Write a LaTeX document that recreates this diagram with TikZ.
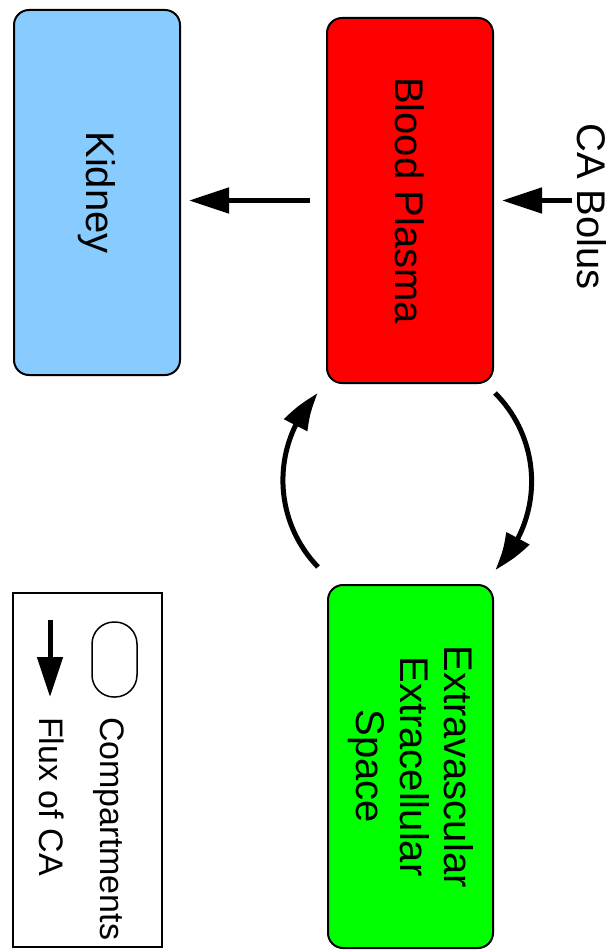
\documentclass[tikz,border=0pt]{standalone}
\usepackage{fontspec}
\setmainfont{Liberation Sans}
\usetikzlibrary{arrows.meta,bending}
\definecolor{kidneyblue}{RGB}{136,204,255}
\definecolor{plasmared}{RGB}{255,0,0}
\definecolor{eesgreen}{RGB}{0,255,0}
\begin{document}
\begin{tikzpicture}[x=1pt,y=-1pt,
  comp/.style={draw=black, line width=2pt, rounded corners=15pt, rotate=-90,
    minimum width=365pt, minimum height=166pt, inner sep=0pt,
    font=\fontsize{40}{44}\selectfont, align=center},
  flux/.style={line width=5pt, -{Triangle[length=40pt,width=25pt]}},
  cflux/.style={line width=5pt, -{Triangle[length=40pt,width=25pt,bend]}},
  lbl/.style={rotate=-90, inner sep=0pt, font=\fontsize{40}{44}\selectfont},
  legtxt/.style={rotate=-90, inner sep=0pt, anchor=west, font=\fontsize{34}{38}\selectfont}]
\useasboundingbox (0,0) rectangle (613,950);
% compartments
\node[comp, fill=kidneyblue] (kidney) at (97,192.5) {Kidney};
\node[comp, fill=plasmared] (bp) at (410,200.5) {Blood Plasma};
\node[comp, fill=eesgreen, minimum width=363pt, minimum height=165pt] (ees) at (410.5,766.5)
  {Extravascular\\Extracellular\\Space};
% bolus
\node[lbl, anchor=west] (bolus) at (592,123) {CA Bolus};
\coordinate (bolustail) at (572,200.5);
\coordinate (bolustip) at (502,200.5);
\draw[flux] (bolustail) -- (bolustip);
% plasma -> kidney
\coordinate (kidtail) at (310,200.5);
\coordinate (kidtip) at (189,200.5);
\draw[flux] (kidtail) -- (kidtip);
% exchange arcs
\coordinate (eesout) at (318,567);
\coordinate (bpout) at (495,393);
\draw[cflux] (eesout) arc[start angle=136, end angle=224, radius=125];
\draw[cflux] (bpout) arc[start angle=-45, end angle=45, radius=125];
% legend
\node[draw=black, line width=1.5pt, minimum width=149pt, minimum height=354pt, inner sep=0pt]
  (legend) at (87.5,770) {};
\node[draw=black, line width=1.5pt, rounded corners=22pt, rotate=-90,
  minimum width=75pt, minimum height=45pt, inner sep=0pt] (legcomp) at (114.5,659.5) {};
\coordinate (legA) at (50,620);
\coordinate (legB) at (50,697);
\draw[flux] (legA) -- (legB);
\node[legtxt] (legcomptxt) at (109,717) {Compartments};
\node[legtxt] (legfluxtxt) at (52,717) {Flux of CA};
\end{tikzpicture}
\end{document}
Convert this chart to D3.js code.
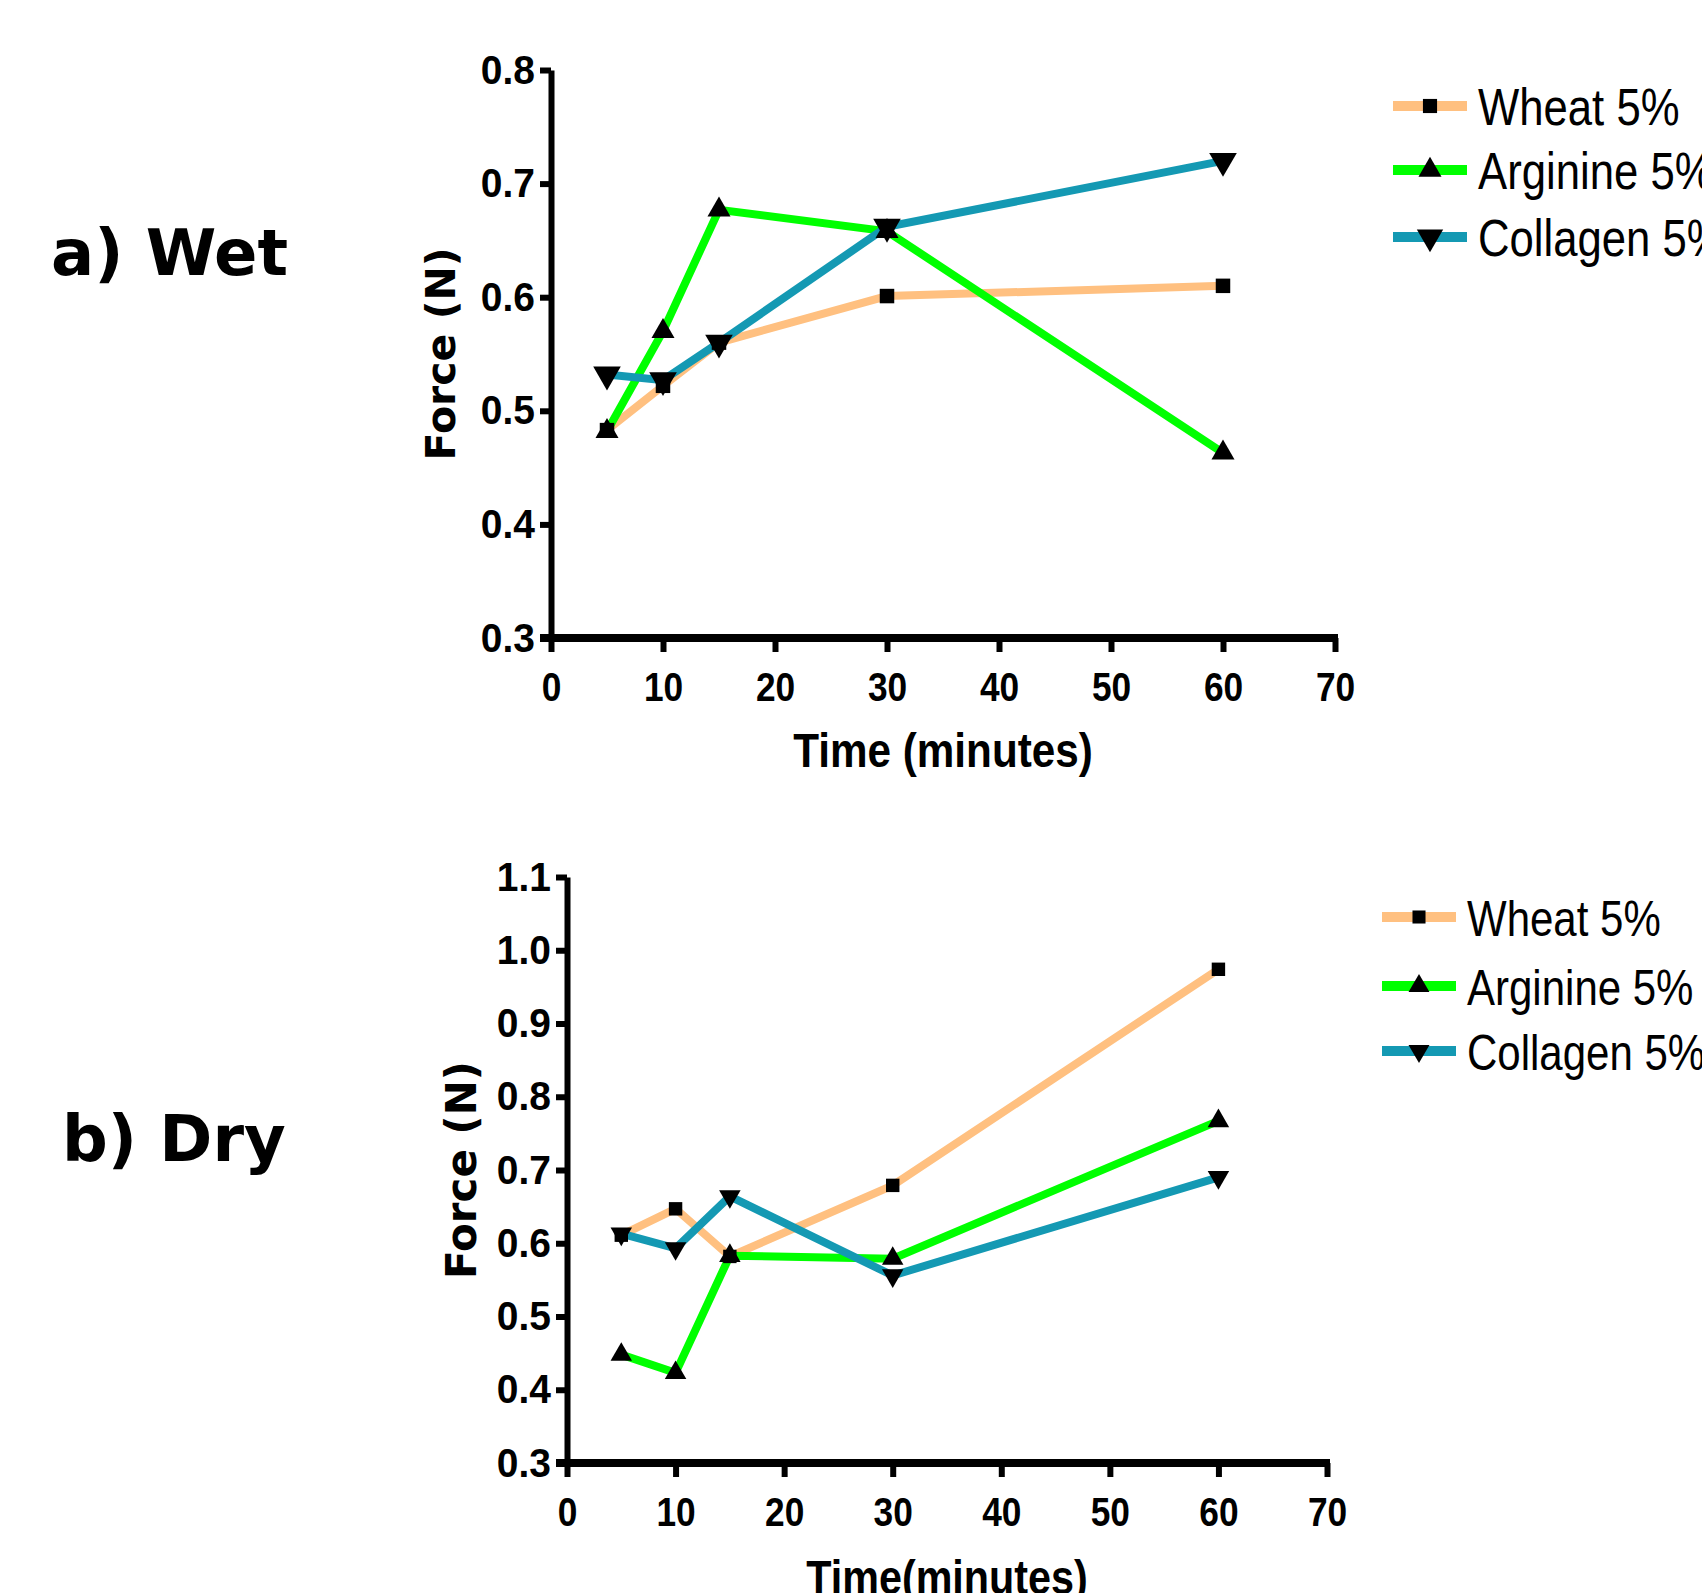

Aim of the exercise » Reproduce all entries exactly. Pictures do not belong in the copy.

The solution »
Write a LaTeX document that recreates this diagram with TikZ.
\documentclass[tikz,border=0pt]{standalone}
\usepackage{fontspec}
\setmainfont{Liberation Sans}
\usetikzlibrary{arrows.meta,bending}
\definecolor{kidneyblue}{RGB}{136,204,255}
\definecolor{plasmared}{RGB}{255,0,0}
\definecolor{eesgreen}{RGB}{0,255,0}
\begin{document}
\begin{tikzpicture}[x=1pt,y=-1pt,
  comp/.style={draw=black, line width=2pt, rounded corners=15pt, rotate=-90,
    minimum width=365pt, minimum height=166pt, inner sep=0pt,
    font=\fontsize{40}{44}\selectfont, align=center},
  flux/.style={line width=5pt, -{Triangle[length=40pt,width=25pt]}},
  cflux/.style={line width=5pt, -{Triangle[length=40pt,width=25pt,bend]}},
  lbl/.style={rotate=-90, inner sep=0pt, font=\fontsize{40}{44}\selectfont},
  legtxt/.style={rotate=-90, inner sep=0pt, anchor=west, font=\fontsize{34}{38}\selectfont}]
\useasboundingbox (0,0) rectangle (613,950);
% compartments
\node[comp, fill=kidneyblue] (kidney) at (97,192.5) {Kidney};
\node[comp, fill=plasmared] (bp) at (410,200.5) {Blood Plasma};
\node[comp, fill=eesgreen, minimum width=363pt, minimum height=165pt] (ees) at (410.5,766.5)
  {Extravascular\\Extracellular\\Space};
% bolus
\node[lbl, anchor=west] (bolus) at (592,123) {CA Bolus};
\coordinate (bolustail) at (572,200.5);
\coordinate (bolustip) at (502,200.5);
\draw[flux] (bolustail) -- (bolustip);
% plasma -> kidney
\coordinate (kidtail) at (310,200.5);
\coordinate (kidtip) at (189,200.5);
\draw[flux] (kidtail) -- (kidtip);
% exchange arcs
\coordinate (eesout) at (318,567);
\coordinate (bpout) at (495,393);
\draw[cflux] (eesout) arc[start angle=136, end angle=224, radius=125];
\draw[cflux] (bpout) arc[start angle=-45, end angle=45, radius=125];
% legend
\node[draw=black, line width=1.5pt, minimum width=149pt, minimum height=354pt, inner sep=0pt]
  (legend) at (87.5,770) {};
\node[draw=black, line width=1.5pt, rounded corners=22pt, rotate=-90,
  minimum width=75pt, minimum height=45pt, inner sep=0pt] (legcomp) at (114.5,659.5) {};
\coordinate (legA) at (50,620);
\coordinate (legB) at (50,697);
\draw[flux] (legA) -- (legB);
\node[legtxt] (legcomptxt) at (109,717) {Compartments};
\node[legtxt] (legfluxtxt) at (52,717) {Flux of CA};
\end{tikzpicture}
\end{document}
Convert this chart to D3.js code.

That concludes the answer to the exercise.